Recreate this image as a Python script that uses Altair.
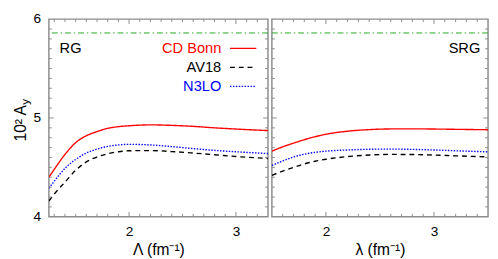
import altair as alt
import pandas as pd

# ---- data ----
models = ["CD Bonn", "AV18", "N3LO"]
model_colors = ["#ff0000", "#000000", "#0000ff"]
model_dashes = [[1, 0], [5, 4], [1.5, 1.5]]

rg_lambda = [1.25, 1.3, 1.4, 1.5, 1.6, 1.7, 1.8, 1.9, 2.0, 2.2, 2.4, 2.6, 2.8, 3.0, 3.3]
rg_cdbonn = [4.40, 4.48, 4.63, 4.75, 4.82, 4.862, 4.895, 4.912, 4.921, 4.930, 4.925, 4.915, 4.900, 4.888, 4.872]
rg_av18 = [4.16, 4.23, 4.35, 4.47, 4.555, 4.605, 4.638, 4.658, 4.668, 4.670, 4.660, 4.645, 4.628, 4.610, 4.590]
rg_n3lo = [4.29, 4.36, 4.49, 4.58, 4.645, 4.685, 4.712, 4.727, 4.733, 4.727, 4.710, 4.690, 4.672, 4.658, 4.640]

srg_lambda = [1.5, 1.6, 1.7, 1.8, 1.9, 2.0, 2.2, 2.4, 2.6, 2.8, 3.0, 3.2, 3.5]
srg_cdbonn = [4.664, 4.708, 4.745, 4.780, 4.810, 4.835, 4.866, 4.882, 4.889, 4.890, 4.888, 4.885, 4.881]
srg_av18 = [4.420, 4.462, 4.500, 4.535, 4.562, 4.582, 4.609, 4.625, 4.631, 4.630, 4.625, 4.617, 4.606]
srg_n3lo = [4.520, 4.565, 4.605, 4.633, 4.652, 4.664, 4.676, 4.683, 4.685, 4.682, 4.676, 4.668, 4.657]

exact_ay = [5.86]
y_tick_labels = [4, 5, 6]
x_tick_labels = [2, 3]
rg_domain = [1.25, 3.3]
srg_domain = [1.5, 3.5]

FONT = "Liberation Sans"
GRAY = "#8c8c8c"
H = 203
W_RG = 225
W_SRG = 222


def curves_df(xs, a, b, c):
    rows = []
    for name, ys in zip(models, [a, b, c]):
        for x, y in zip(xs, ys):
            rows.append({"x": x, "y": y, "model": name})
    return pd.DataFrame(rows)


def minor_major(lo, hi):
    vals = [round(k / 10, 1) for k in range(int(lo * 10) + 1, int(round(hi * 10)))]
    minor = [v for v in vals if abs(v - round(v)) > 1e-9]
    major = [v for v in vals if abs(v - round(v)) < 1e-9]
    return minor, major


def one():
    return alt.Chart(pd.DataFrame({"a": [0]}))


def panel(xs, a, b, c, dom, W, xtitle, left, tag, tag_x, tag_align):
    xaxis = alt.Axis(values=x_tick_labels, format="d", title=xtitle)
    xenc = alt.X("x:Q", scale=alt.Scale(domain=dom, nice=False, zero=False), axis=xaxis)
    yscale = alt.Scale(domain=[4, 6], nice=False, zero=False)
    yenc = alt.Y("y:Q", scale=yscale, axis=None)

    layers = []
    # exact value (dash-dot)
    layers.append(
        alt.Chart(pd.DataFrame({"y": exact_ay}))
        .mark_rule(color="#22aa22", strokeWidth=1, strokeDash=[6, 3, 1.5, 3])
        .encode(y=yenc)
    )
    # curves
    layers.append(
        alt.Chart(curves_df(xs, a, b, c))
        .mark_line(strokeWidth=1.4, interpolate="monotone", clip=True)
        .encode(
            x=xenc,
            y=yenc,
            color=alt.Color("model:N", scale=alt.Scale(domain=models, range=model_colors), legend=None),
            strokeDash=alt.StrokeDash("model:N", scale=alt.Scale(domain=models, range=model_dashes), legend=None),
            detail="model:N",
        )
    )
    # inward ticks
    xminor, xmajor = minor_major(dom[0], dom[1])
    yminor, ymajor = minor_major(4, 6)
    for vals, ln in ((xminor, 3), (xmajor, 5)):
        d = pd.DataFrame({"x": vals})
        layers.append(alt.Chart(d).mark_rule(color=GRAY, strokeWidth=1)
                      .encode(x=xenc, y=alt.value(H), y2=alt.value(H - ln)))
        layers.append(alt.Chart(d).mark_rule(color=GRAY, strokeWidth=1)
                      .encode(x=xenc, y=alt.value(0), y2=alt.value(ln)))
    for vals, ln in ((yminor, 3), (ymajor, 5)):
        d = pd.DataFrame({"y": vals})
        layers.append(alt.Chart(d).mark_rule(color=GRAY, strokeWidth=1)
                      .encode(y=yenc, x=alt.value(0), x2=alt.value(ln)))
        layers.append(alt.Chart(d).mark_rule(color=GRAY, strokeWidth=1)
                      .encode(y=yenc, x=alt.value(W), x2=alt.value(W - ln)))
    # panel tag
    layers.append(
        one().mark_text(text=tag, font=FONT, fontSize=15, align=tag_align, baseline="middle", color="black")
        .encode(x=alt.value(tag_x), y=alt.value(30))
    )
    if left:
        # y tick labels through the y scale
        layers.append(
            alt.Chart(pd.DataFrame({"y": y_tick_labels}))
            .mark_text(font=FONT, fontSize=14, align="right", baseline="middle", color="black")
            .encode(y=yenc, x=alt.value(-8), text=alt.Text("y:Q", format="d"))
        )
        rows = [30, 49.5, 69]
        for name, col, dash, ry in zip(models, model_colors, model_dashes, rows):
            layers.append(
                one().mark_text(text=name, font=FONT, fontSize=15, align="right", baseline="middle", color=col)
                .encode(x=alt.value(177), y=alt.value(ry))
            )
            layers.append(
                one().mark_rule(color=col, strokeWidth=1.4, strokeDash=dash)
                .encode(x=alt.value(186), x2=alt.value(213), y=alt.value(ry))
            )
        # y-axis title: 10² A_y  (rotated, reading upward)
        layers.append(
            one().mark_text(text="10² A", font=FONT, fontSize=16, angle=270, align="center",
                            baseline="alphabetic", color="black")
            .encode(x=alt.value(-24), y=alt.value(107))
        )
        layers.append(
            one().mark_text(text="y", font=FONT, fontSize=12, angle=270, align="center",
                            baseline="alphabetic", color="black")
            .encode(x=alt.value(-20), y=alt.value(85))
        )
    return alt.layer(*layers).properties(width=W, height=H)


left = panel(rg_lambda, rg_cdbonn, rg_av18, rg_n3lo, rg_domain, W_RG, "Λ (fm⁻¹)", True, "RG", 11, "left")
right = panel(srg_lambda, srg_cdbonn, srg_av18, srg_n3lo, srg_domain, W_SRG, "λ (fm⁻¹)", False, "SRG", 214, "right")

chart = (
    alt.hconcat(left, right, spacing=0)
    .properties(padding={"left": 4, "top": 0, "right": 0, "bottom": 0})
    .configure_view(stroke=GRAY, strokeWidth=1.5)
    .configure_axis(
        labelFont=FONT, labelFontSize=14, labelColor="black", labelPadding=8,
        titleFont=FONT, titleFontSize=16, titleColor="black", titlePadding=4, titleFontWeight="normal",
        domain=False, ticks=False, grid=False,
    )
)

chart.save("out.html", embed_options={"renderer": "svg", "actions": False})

***

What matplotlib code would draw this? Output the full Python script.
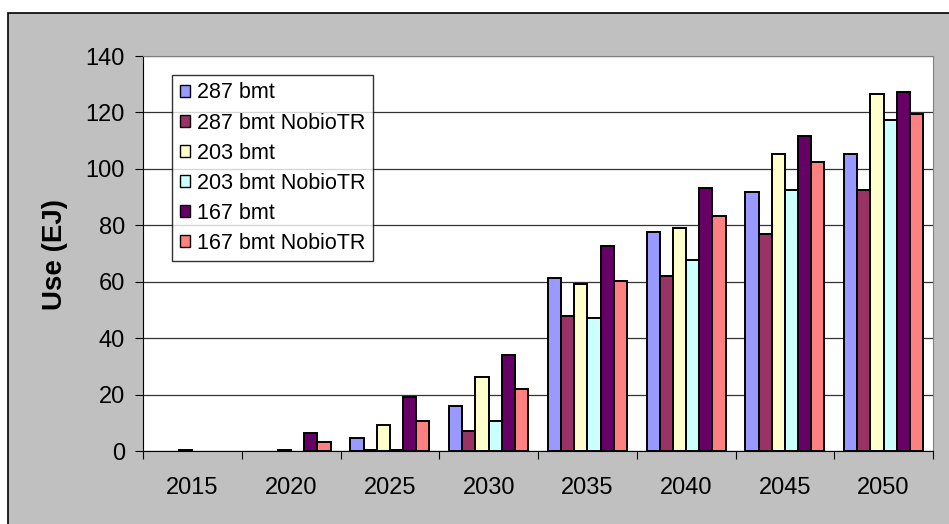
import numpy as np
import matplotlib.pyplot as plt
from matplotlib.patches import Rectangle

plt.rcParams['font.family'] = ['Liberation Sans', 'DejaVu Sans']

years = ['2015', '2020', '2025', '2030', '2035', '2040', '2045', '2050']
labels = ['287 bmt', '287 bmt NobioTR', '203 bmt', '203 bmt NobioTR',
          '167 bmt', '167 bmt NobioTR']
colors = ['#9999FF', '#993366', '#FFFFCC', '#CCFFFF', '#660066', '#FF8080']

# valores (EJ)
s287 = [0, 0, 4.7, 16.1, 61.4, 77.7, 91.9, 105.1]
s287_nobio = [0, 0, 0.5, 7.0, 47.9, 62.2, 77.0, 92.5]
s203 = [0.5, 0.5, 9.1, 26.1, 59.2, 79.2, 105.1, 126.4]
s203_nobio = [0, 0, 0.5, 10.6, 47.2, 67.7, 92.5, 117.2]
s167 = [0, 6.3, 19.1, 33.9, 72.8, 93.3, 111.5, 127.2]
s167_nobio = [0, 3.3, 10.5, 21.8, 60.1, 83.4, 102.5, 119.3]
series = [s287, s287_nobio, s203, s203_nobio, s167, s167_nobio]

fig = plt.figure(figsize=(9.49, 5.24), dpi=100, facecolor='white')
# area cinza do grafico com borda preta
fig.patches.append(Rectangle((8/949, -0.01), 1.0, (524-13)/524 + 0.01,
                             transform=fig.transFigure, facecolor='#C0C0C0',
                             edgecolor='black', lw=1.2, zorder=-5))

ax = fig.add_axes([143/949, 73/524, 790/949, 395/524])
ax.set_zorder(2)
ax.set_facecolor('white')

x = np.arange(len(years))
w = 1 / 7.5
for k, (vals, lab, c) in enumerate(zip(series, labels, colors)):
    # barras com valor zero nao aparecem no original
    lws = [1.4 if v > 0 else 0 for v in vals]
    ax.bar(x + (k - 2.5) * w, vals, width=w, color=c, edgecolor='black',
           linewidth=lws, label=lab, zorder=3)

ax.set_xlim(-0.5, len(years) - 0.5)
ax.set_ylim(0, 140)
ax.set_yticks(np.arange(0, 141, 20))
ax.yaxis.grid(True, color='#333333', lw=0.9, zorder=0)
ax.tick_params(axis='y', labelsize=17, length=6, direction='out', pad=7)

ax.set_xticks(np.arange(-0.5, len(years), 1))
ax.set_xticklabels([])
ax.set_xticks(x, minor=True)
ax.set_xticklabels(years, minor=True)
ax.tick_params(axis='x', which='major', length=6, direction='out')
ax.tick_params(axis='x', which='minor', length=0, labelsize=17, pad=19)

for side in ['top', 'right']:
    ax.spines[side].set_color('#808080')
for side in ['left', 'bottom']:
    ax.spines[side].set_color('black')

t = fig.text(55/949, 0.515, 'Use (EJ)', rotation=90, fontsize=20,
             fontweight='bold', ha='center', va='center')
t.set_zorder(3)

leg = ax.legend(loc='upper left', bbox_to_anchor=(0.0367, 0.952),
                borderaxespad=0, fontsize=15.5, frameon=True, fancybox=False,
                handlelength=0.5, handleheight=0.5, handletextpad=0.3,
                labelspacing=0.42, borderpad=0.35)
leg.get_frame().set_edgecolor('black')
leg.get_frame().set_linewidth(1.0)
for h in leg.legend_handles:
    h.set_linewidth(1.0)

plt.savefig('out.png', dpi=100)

***

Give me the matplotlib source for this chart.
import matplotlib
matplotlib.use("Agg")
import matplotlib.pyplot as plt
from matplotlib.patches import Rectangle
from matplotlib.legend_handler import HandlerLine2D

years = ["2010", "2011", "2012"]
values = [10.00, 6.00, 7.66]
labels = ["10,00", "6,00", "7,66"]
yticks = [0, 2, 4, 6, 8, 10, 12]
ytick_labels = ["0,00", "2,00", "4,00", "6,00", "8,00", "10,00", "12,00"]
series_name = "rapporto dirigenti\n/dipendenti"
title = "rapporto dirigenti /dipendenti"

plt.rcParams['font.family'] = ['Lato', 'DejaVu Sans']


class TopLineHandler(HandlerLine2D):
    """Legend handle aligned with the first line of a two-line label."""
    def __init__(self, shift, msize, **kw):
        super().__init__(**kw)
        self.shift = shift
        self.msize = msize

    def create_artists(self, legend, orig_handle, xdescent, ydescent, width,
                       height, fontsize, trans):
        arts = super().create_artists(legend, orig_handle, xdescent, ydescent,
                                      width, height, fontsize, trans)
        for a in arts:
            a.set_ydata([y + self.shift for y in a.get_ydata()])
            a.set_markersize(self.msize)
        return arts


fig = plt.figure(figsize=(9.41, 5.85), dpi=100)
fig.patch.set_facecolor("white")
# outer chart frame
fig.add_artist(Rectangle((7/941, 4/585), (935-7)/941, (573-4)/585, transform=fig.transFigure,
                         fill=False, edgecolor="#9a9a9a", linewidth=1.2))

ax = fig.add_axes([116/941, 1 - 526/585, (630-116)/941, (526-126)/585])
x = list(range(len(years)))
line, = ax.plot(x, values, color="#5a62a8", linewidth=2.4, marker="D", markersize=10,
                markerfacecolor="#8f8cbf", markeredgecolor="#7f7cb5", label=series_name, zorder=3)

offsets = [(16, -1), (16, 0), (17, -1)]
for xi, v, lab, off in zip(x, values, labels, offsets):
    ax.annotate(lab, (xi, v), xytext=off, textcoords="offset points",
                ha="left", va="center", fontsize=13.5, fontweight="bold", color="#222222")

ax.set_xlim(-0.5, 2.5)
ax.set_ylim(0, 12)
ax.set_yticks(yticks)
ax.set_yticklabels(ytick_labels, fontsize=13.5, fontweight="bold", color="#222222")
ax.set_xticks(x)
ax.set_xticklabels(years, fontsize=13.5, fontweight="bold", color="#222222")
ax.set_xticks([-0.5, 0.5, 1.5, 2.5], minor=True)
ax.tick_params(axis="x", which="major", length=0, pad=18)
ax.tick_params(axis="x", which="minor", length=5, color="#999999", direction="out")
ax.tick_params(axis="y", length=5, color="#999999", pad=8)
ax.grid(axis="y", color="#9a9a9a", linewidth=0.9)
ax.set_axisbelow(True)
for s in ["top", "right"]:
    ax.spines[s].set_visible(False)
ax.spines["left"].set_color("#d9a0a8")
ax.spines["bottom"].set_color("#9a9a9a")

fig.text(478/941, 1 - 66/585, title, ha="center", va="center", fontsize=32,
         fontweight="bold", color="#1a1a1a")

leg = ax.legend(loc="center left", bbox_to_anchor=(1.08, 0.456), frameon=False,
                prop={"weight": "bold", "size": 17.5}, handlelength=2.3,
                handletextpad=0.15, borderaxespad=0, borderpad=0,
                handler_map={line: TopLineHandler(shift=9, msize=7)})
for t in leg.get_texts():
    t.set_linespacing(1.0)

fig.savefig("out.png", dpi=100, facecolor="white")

***

Using the data above, print only the lines starting at the one with "Recreate this image" and ending at the one with "model_dashes = [[1, 0], [5, 4], [1.5, 1.5]]", exactly as they stand, minus the pictures.

- _RESPONSE TO THE EXERCISE_:
Recreate this image as a Python script that uses Altair.
import altair as alt
import pandas as pd

# ---- data ----
models = ["CD Bonn", "AV18", "N3LO"]
model_colors = ["#ff0000", "#000000", "#0000ff"]
model_dashes = [[1, 0], [5, 4], [1.5, 1.5]]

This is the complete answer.